Produce a word-for-word copy of the listing below without its pictures.

···

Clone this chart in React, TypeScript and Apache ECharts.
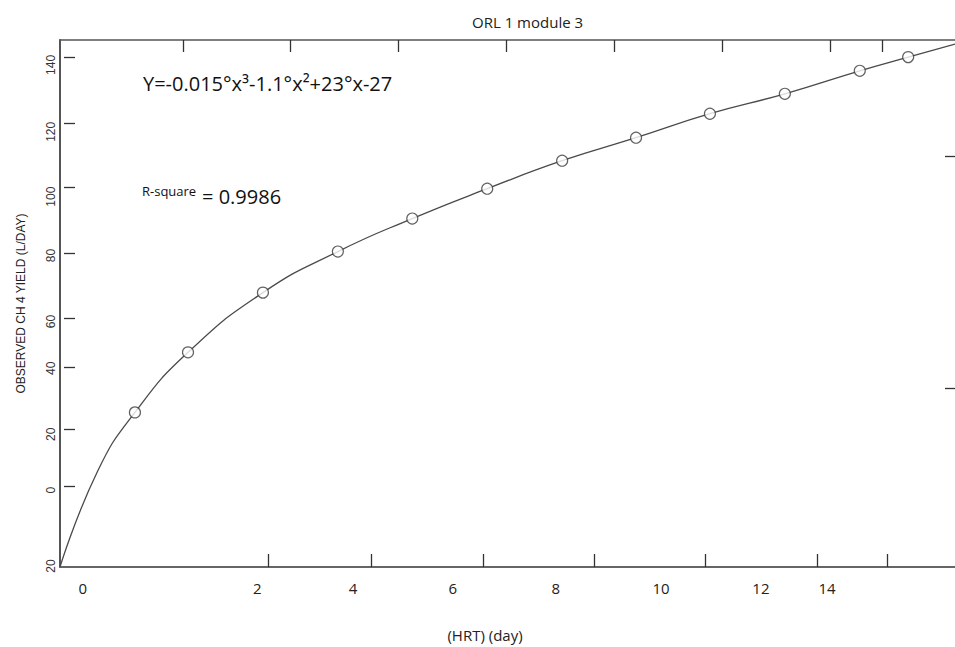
import React, { useEffect, useRef } from "react";
import * as echarts from "echarts";

// ---- data (axis units) ----
const xData = [0.14, 1.16, 2.6, 4.04, 5.47, 6.91, 8.35, 9.77, 11.19, 12.63, 14.07, 15.0];
const yData = [27.0, 46.3, 65.5, 78.7, 89.3, 98.9, 107.9, 115.3, 123.0, 129.4, 136.8, 141.2];
// fitted-curve extension before first and after last observed point
const curveHeadX = [-1.3, -0.58];
const curveHeadY = [-22.7, 8.0];
const curveTailX = [15.9];
const curveTailY = [145.4];

// axis ranges
const xMin = -1.3;
const xMax = 15.9;
const yMin = -22.7;
const yMax = 146.7;

// tick labels as printed in the figure, and where they sit on the axis
const xLabelTexts = ["0", "2", "4", "6", "8", "10", "12", "14"];
const xLabelPos = [-0.86, 2.49, 4.33, 6.25, 8.23, 10.25, 12.17, 13.44];
const xBottomTicks = [2.7, 4.68, 6.83, 8.96, 11.1, 13.25, 14.59];
const xTopTicks = [1.06, 3.12, 5.2, 7.27, 9.35, 11.42, 13.5, 14.5];

const yLabelTexts = ["20", "0", "20", "40", "60", "80", "100", "120", "140"];
const yLabelPos = [-22.38, 2.0, 19.97, 41.15, 56.22, 77.4, 96.33, 117.18, 138.68];
const yLeftTicks = [3.29, 21.57, 41.47, 57.19, 78.36, 99.54, 120.07, 141.24];
const yRightTicks = [34.73, 109.48];

const titleText = "ORL 1 module 3";
const xName = "(HRT) (day)";
const yName = "OBSERVED CH 4 YIELD (L/DAY)";
const equationText = "Y=-0.015°x³-1.1°x²+23°x-27";
const rLabel = "R-square";
const rValue = "= 0.9986";

function nearestText(v: number, pos: number[], texts: string[]) {
  let best = 0;
  let bd = Infinity;
  pos.forEach((p, i) => {
    const d = Math.abs(p - v);
    if (d < bd) {
      bd = d;
      best = i;
    }
  });
  return texts[best];
}

export default function App() {
  const ref = useRef<HTMLDivElement>(null);
  useEffect(() => {
    if (!ref.current) return;
    const chart = echarts.init(ref.current, null, { renderer: "svg" });
    const curve: number[][] = [];
    curveHeadX.forEach((x, i) => curve.push([x, curveHeadY[i]]));
    xData.forEach((x, i) => curve.push([x, yData[i]]));
    curveTailX.forEach((x, i) => curve.push([x, curveTailY[i]]));
    const points = xData.map((x, i) => [x, yData[i]]);
    const axisColor = "#555";
    const tickColor = "#333";
    chart.setOption({
      animation: false,
      backgroundColor: "#ffffff",
      title: {
        text: titleText,
        left: 467,
        top: 9,
        textStyle: { fontFamily: "Open Sans", fontSize: 15, fontWeight: "normal", color: "#222" },
      },
      grid: { left: 60, top: 40, right: 0, bottom: 79, containLabel: false },
      xAxis: [
        {
          type: "value",
          position: "bottom",
          min: xMin,
          max: xMax,
          name: xName,
          nameLocation: "middle",
          nameGap: 60,
          nameTextStyle: {
            fontFamily: "Open Sans",
            fontSize: 15,
            color: "#222",
            padding: [0, 45, 0, 0],
          },
          axisLine: { show: true, onZero: false, lineStyle: { color: "#666", width: 2 } },
          axisTick: {
            show: true,
            inside: true,
            length: 13,
            customValues: xBottomTicks,
            lineStyle: { color: tickColor, width: 1.3 },
          },
          axisLabel: {
            show: true,
            margin: 13,
            customValues: xLabelPos,
            fontFamily: "Open Sans",
            fontSize: 15,
            color: "#222",
            formatter: (v: number) => nearestText(v, xLabelPos, xLabelTexts),
          },
          splitLine: { show: false },
        },
        {
          type: "value",
          position: "top",
          min: xMin,
          max: xMax,
          axisLine: { show: true, onZero: false, lineStyle: { color: axisColor, width: 1.5 } },
          axisTick: {
            show: true,
            inside: true,
            length: 12,
            customValues: xTopTicks,
            lineStyle: { color: tickColor, width: 1.3 },
          },
          axisLabel: { show: false },
          splitLine: { show: false },
        },
      ],
      yAxis: [
        {
          type: "value",
          position: "left",
          min: yMin,
          max: yMax,
          name: yName,
          nameLocation: "middle",
          nameGap: 33,
          nameTextStyle: { fontFamily: "Liberation Sans", fontSize: 12, color: "#222" },
          axisLine: { show: true, onZero: false, lineStyle: { color: axisColor, width: 2 } },
          axisTick: { show: false },
          axisLabel: {
            show: true,
            rotate: 90,
            margin: 3,
            customValues: yLabelPos,
            fontFamily: "Liberation Sans",
            fontSize: 12,
            color: "#333",
            formatter: (v: number) => nearestText(v, yLabelPos, yLabelTexts),
          },
          splitLine: { show: false },
        },
        {
          type: "value",
          position: "right",
          min: yMin,
          max: yMax,
          axisLine: { show: false, onZero: false },
          axisTick: {
            show: true,
            inside: true,
            length: 10,
            customValues: yRightTicks,
            lineStyle: { color: tickColor, width: 1.3 },
          },
          axisLabel: { show: false },
          splitLine: { show: false },
        },
      ],
      series: [
        {
          type: "line",
          data: curve,
          smooth: 0.5,
          showSymbol: false,
          symbol: "none",
          lineStyle: { color: "#4a4a4a", width: 1.3 },
          z: 2,
          silent: true,
        },
        {
          type: "scatter",
          data: points,
          symbol: "circle",
          symbolSize: 11,
          itemStyle: { color: "#ffffff", borderColor: "#3a3a3a", borderWidth: 1.2 },
          z: 3,
        },
      ],
    });

    // left-axis tick marks placed through the y axis scale
    const axisX = chart.convertToPixel({ xAxisIndex: 0 }, xMin) as number;
    const leftTickEls = yLeftTicks.map((v) => {
      const py = Math.round(chart.convertToPixel({ yAxisIndex: 0 }, v) as number) + 0.5;
      return {
        type: "line",
        silent: true,
        shape: { x1: axisX + 4, y1: py, x2: axisX + 15, y2: py },
        style: { stroke: tickColor, lineWidth: 1.3 },
        z: 5,
      };
    });

    chart.setOption({
      graphic: [
        ...leftTickEls,
        {
          type: "text",
          left: 143,
          top: 73,
          style: {
            text: equationText,
            fontFamily: "Open Sans",
            fontSize: 20,
            fill: "#111",
          },
        },
        {
          type: "text",
          left: 142,
          top: 184,
          style: { text: rLabel, fontFamily: "Open Sans", fontSize: 13, fill: "#111" },
        },
        {
          type: "text",
          left: 202,
          top: 186,
          style: { text: rValue, fontFamily: "Open Sans", fontSize: 20, fill: "#111" },
        },
      ],
    });
    return () => chart.dispose();
  }, []);
  return (
    <div
      ref={ref}
      style={{ position: "absolute", left: 0, top: 0, width: 955, height: 647 }}
    />
  );
}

···

SOLUTION TO THIS EXERCISE
Clone this chart in React, TypeScript and Apache ECharts.
import React, { useEffect, useRef } from "react";
import * as echarts from "echarts";

// ---- data (axis units) ----
const xData = [0.14, 1.16, 2.6, 4.04, 5.47, 6.91, 8.35, 9.77, 11.19, 12.63, 14.07, 15.0];
const yData = [27.0, 46.3, 65.5, 78.7, 89.3, 98.9, 107.9, 115.3, 123.0, 129.4, 136.8, 141.2];
// fitted-curve extension before first and after last observed point
const curveHeadX = [-1.3, -0.58];
const curveHeadY = [-22.7, 8.0];
const curveTailX = [15.9];
const curveTailY = [145.4];

// axis ranges
const xMin = -1.3;
const xMax = 15.9;
const yMin = -22.7;
const yMax = 146.7;

// tick labels as printed in the figure, and where they sit on the axis
const xLabelTexts = ["0", "2", "4", "6", "8", "10", "12", "14"];
const xLabelPos = [-0.86, 2.49, 4.33, 6.25, 8.23, 10.25, 12.17, 13.44];
const xBottomTicks = [2.7, 4.68, 6.83, 8.96, 11.1, 13.25, 14.59];
const xTopTicks = [1.06, 3.12, 5.2, 7.27, 9.35, 11.42, 13.5, 14.5];

const yLabelTexts = ["20", "0", "20", "40", "60", "80", "100", "120", "140"];
const yLabelPos = [-22.38, 2.0, 19.97, 41.15, 56.22, 77.4, 96.33, 117.18, 138.68];
const yLeftTicks = [3.29, 21.57, 41.47, 57.19, 78.36, 99.54, 120.07, 141.24];
const yRightTicks = [34.73, 109.48];

const titleText = "ORL 1 module 3";
const xName = "(HRT) (day)";
const yName = "OBSERVED CH 4 YIELD (L/DAY)";
const equationText = "Y=-0.015°x³-1.1°x²+23°x-27";
const rLabel = "R-square";
const rValue = "= 0.9986";

function nearestText(v: number, pos: number[], texts: string[]) {
  let best = 0;
  let bd = Infinity;
  pos.forEach((p, i) => {
    const d = Math.abs(p - v);
    if (d < bd) {
      bd = d;
      best = i;
    }
  });
  return texts[best];
}

export default function App() {
  const ref = useRef<HTMLDivElement>(null);
  useEffect(() => {
    if (!ref.current) return;
    const chart = echarts.init(ref.current, null, { renderer: "svg" });
    const curve: number[][] = [];
    curveHeadX.forEach((x, i) => curve.push([x, curveHeadY[i]]));
    xData.forEach((x, i) => curve.push([x, yData[i]]));
    curveTailX.forEach((x, i) => curve.push([x, curveTailY[i]]));
    const points = xData.map((x, i) => [x, yData[i]]);
    const axisColor = "#555";
    const tickColor = "#333";
    chart.setOption({
      animation: false,
      backgroundColor: "#ffffff",
      title: {
        text: titleText,
        left: 467,
        top: 9,
        textStyle: { fontFamily: "Open Sans", fontSize: 15, fontWeight: "normal", color: "#222" },
      },
      grid: { left: 60, top: 40, right: 0, bottom: 79, containLabel: false },
      xAxis: [
        {
          type: "value",
          position: "bottom",
          min: xMin,
          max: xMax,
          name: xName,
          nameLocation: "middle",
          nameGap: 60,
          nameTextStyle: {
            fontFamily: "Open Sans",
            fontSize: 15,
            color: "#222",
            padding: [0, 45, 0, 0],
          },
          axisLine: { show: true, onZero: false, lineStyle: { color: "#666", width: 2 } },
          axisTick: {
            show: true,
            inside: true,
            length: 13,
            customValues: xBottomTicks,
            lineStyle: { color: tickColor, width: 1.3 },
          },
          axisLabel: {
            show: true,
            margin: 13,
            customValues: xLabelPos,
            fontFamily: "Open Sans",
            fontSize: 15,
            color: "#222",
            formatter: (v: number) => nearestText(v, xLabelPos, xLabelTexts),
          },
          splitLine: { show: false },
        },
        {
          type: "value",
          position: "top",
          min: xMin,
          max: xMax,
          axisLine: { show: true, onZero: false, lineStyle: { color: axisColor, width: 1.5 } },
          axisTick: {
            show: true,
            inside: true,
            length: 12,
            customValues: xTopTicks,
            lineStyle: { color: tickColor, width: 1.3 },
          },
          axisLabel: { show: false },
          splitLine: { show: false },
        },
      ],
      yAxis: [
        {
          type: "value",
          position: "left",
          min: yMin,
          max: yMax,
          name: yName,
          nameLocation: "middle",
          nameGap: 33,
          nameTextStyle: { fontFamily: "Liberation Sans", fontSize: 12, color: "#222" },
          axisLine: { show: true, onZero: false, lineStyle: { color: axisColor, width: 2 } },
          axisTick: { show: false },
          axisLabel: {
            show: true,
            rotate: 90,
            margin: 3,
            customValues: yLabelPos,
            fontFamily: "Liberation Sans",
            fontSize: 12,
            color: "#333",
            formatter: (v: number) => nearestText(v, yLabelPos, yLabelTexts),
          },
          splitLine: { show: false },
        },
        {
          type: "value",
          position: "right",
          min: yMin,
          max: yMax,
          axisLine: { show: false, onZero: false },
          axisTick: {
            show: true,
            inside: true,
            length: 10,
            customValues: yRightTicks,
            lineStyle: { color: tickColor, width: 1.3 },
          },
          axisLabel: { show: false },
          splitLine: { show: false },
        },
      ],
      series: [
        {
          type: "line",
          data: curve,
          smooth: 0.5,
          showSymbol: false,
          symbol: "none",
          lineStyle: { color: "#4a4a4a", width: 1.3 },
          z: 2,
          silent: true,
        },
        {
          type: "scatter",
          data: points,
          symbol: "circle",
          symbolSize: 11,
          itemStyle: { color: "#ffffff", borderColor: "#3a3a3a", borderWidth: 1.2 },
          z: 3,
        },
      ],
    });

    // left-axis tick marks placed through the y axis scale
    const axisX = chart.convertToPixel({ xAxisIndex: 0 }, xMin) as number;
    const leftTickEls = yLeftTicks.map((v) => {
      const py = Math.round(chart.convertToPixel({ yAxisIndex: 0 }, v) as number) + 0.5;
      return {
        type: "line",
        silent: true,
        shape: { x1: axisX + 4, y1: py, x2: axisX + 15, y2: py },
        style: { stroke: tickColor, lineWidth: 1.3 },
        z: 5,
      };
    });

    chart.setOption({
      graphic: [
        ...leftTickEls,
        {
          type: "text",
          left: 143,
          top: 73,
          style: {
            text: equationText,
            fontFamily: "Open Sans",
            fontSize: 20,
            fill: "#111",
          },
        },
        {
          type: "text",
          left: 142,
          top: 184,
          style: { text: rLabel, fontFamily: "Open Sans", fontSize: 13, fill: "#111" },
        },
        {
          type: "text",
          left: 202,
          top: 186,
          style: { text: rValue, fontFamily: "Open Sans", fontSize: 20, fill: "#111" },
        },
      ],
    });
    return () => chart.dispose();
  }, []);
  return (
    <div
      ref={ref}
      style={{ position: "absolute", left: 0, top: 0, width: 955, height: 647 }}
    />
  );
}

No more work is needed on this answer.